- Challenge -
Below, locate the line that contains "Give me the matplotlib source for this chart.". Repeat exactly from that line to the line that contains "from matplotlib.ticker import", inclusive, leaving out the pictures.

(Records with drawing code)
• • • • •
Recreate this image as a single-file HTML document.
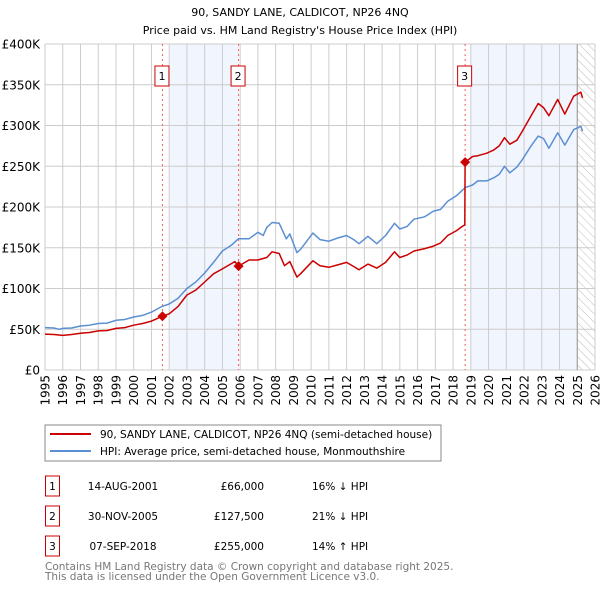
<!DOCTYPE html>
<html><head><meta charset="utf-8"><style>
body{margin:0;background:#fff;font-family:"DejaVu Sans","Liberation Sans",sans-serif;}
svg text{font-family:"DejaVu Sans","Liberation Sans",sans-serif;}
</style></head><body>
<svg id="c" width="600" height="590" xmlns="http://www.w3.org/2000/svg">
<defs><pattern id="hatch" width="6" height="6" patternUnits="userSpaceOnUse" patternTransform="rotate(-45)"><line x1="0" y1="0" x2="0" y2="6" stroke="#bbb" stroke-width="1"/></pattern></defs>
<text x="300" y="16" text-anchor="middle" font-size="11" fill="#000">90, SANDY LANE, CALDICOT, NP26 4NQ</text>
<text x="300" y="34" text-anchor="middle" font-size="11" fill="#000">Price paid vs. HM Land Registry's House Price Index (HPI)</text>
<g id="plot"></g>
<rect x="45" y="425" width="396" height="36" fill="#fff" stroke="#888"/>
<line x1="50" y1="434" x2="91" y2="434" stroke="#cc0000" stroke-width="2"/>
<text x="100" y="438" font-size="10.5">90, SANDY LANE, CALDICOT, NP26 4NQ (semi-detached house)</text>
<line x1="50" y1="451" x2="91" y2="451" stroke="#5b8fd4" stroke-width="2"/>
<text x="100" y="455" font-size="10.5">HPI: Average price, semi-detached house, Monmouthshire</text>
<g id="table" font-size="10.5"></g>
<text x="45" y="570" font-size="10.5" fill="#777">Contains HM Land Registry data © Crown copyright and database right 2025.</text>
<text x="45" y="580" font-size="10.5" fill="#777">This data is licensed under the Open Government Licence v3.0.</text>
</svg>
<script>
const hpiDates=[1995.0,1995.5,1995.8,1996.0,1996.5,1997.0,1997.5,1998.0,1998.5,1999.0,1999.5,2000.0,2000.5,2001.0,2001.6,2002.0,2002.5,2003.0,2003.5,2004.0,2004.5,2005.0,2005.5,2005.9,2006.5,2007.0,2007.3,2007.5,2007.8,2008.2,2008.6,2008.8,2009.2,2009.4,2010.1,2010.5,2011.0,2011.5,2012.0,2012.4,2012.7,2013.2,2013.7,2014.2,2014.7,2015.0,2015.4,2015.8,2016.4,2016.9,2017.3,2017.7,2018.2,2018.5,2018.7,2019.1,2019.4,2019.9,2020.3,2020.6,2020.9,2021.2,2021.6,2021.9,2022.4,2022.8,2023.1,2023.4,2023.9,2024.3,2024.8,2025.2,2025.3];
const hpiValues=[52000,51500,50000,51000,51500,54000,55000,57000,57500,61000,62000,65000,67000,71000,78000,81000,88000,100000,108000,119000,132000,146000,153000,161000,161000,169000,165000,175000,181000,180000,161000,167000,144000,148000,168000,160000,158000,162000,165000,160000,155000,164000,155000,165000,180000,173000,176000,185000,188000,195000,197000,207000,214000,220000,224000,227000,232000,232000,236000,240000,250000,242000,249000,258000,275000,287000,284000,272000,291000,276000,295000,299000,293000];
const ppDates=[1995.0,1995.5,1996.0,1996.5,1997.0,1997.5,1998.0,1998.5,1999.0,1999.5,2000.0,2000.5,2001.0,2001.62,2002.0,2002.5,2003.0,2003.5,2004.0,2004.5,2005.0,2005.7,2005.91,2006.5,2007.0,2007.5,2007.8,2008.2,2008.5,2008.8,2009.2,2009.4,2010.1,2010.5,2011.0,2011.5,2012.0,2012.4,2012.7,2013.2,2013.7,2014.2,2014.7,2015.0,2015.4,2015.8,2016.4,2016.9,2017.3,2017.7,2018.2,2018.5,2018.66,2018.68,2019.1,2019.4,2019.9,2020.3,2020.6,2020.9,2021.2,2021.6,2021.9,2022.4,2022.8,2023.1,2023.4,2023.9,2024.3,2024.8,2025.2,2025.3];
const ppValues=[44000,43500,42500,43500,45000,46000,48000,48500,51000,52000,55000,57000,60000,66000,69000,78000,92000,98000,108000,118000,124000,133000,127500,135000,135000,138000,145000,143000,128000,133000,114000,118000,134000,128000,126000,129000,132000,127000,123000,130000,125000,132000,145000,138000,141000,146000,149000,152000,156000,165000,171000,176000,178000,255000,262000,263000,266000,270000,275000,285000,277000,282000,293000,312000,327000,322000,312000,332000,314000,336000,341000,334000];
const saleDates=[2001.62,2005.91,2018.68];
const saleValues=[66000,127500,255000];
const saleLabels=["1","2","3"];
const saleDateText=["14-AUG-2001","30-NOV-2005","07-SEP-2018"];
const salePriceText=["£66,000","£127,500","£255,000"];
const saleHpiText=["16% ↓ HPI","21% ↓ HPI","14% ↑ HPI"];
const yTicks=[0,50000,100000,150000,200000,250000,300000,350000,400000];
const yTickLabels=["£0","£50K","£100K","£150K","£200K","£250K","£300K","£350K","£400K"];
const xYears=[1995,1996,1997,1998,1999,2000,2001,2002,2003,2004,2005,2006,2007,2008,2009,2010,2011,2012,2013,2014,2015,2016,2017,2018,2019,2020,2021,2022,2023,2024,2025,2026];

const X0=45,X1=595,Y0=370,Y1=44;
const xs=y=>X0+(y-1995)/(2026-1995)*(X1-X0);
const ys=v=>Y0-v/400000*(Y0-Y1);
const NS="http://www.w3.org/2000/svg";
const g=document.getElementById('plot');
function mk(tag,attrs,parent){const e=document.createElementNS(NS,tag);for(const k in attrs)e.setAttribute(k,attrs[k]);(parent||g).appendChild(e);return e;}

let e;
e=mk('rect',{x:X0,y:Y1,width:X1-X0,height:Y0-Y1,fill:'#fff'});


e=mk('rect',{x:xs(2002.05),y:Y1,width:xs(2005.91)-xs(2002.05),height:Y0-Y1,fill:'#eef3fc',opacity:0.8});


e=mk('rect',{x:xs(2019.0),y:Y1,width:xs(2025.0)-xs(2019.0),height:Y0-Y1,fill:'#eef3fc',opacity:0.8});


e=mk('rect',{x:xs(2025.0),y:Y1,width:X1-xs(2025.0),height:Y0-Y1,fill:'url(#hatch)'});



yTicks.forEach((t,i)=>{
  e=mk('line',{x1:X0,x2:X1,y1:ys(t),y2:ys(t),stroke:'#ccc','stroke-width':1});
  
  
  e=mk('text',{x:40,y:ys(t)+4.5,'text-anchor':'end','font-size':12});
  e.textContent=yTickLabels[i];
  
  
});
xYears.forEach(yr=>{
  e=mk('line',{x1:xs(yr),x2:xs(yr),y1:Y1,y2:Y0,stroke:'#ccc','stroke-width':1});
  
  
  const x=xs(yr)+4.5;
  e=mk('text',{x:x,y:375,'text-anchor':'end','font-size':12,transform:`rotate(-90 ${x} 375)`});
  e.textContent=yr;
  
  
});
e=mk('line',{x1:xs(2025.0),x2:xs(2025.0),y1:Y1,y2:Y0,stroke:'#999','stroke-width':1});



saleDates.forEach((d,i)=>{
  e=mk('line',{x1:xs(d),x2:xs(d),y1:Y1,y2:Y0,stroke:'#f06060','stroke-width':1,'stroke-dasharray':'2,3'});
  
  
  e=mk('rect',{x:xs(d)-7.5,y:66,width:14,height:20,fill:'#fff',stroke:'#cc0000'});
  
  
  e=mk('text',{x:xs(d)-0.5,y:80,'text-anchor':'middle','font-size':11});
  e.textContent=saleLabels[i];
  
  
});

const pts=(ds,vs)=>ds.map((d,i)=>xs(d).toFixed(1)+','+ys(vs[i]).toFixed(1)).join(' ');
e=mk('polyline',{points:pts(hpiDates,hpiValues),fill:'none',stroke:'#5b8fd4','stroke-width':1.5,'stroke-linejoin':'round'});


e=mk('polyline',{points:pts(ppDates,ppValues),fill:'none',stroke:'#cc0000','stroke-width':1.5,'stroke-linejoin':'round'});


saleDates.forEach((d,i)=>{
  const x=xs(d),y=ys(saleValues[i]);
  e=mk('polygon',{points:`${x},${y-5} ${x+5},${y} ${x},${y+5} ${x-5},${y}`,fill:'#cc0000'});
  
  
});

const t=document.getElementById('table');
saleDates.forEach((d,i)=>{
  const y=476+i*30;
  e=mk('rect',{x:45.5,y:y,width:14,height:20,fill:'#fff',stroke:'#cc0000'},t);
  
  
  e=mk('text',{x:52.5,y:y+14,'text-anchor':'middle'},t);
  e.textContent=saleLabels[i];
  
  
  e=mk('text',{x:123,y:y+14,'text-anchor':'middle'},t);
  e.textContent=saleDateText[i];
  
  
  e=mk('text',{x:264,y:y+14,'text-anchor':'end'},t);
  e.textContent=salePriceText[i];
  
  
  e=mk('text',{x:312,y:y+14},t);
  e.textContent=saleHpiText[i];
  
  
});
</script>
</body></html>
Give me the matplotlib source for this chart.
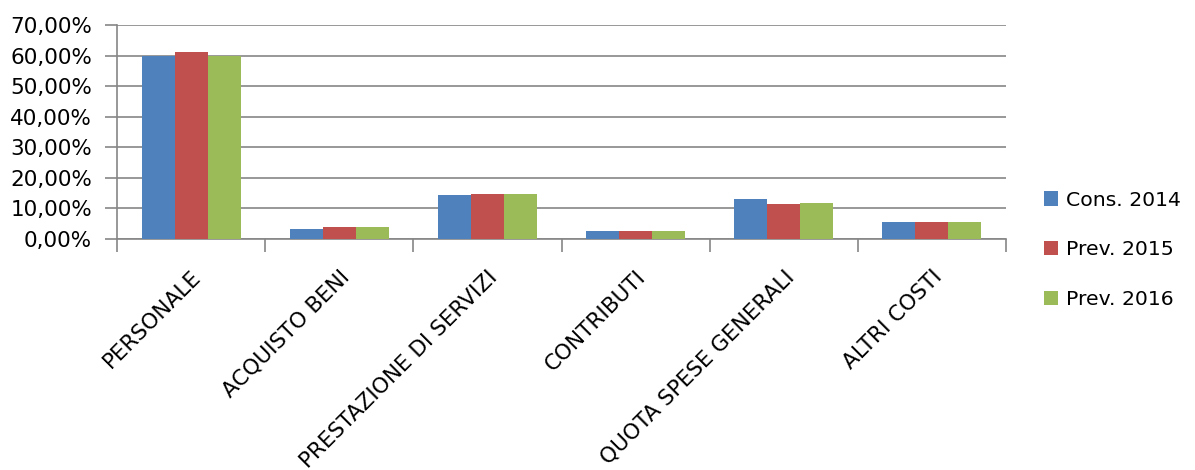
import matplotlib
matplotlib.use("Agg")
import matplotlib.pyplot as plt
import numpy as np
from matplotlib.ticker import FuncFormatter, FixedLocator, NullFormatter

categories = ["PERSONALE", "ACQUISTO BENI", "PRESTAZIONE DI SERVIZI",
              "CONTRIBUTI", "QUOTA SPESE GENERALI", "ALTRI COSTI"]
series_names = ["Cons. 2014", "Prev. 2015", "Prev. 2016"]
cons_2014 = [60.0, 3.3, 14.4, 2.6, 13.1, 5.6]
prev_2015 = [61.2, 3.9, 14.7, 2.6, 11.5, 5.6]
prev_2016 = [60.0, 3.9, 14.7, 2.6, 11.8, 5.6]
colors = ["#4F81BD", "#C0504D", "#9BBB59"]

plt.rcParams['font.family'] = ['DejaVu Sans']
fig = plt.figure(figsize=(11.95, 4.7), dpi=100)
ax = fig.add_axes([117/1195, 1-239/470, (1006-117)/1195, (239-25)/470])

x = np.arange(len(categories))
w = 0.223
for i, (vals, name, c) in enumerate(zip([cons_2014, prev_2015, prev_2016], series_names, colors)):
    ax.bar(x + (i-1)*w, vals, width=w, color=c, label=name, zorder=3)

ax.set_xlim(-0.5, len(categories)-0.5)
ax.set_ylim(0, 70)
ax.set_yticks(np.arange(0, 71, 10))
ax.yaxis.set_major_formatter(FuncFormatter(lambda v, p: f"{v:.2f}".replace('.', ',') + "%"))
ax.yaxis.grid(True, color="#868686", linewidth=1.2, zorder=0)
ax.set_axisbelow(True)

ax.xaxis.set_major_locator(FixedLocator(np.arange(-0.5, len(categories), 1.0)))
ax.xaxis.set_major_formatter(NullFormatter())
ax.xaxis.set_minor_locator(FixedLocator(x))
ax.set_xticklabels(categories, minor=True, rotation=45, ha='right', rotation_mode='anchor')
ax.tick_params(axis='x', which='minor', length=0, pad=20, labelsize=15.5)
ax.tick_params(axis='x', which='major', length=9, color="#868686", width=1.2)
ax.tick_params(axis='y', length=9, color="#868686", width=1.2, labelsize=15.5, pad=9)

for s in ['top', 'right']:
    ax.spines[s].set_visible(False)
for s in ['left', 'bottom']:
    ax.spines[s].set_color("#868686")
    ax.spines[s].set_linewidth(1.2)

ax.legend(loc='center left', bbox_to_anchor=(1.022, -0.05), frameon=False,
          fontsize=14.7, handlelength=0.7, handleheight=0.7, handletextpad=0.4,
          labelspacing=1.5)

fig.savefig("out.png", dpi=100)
• • • • •
- Finished answer -
Give me the matplotlib source for this chart.
import matplotlib
matplotlib.use("Agg")
import matplotlib.pyplot as plt
import numpy as np
from matplotlib.ticker import FuncFormatter, FixedLocator, NullFormatter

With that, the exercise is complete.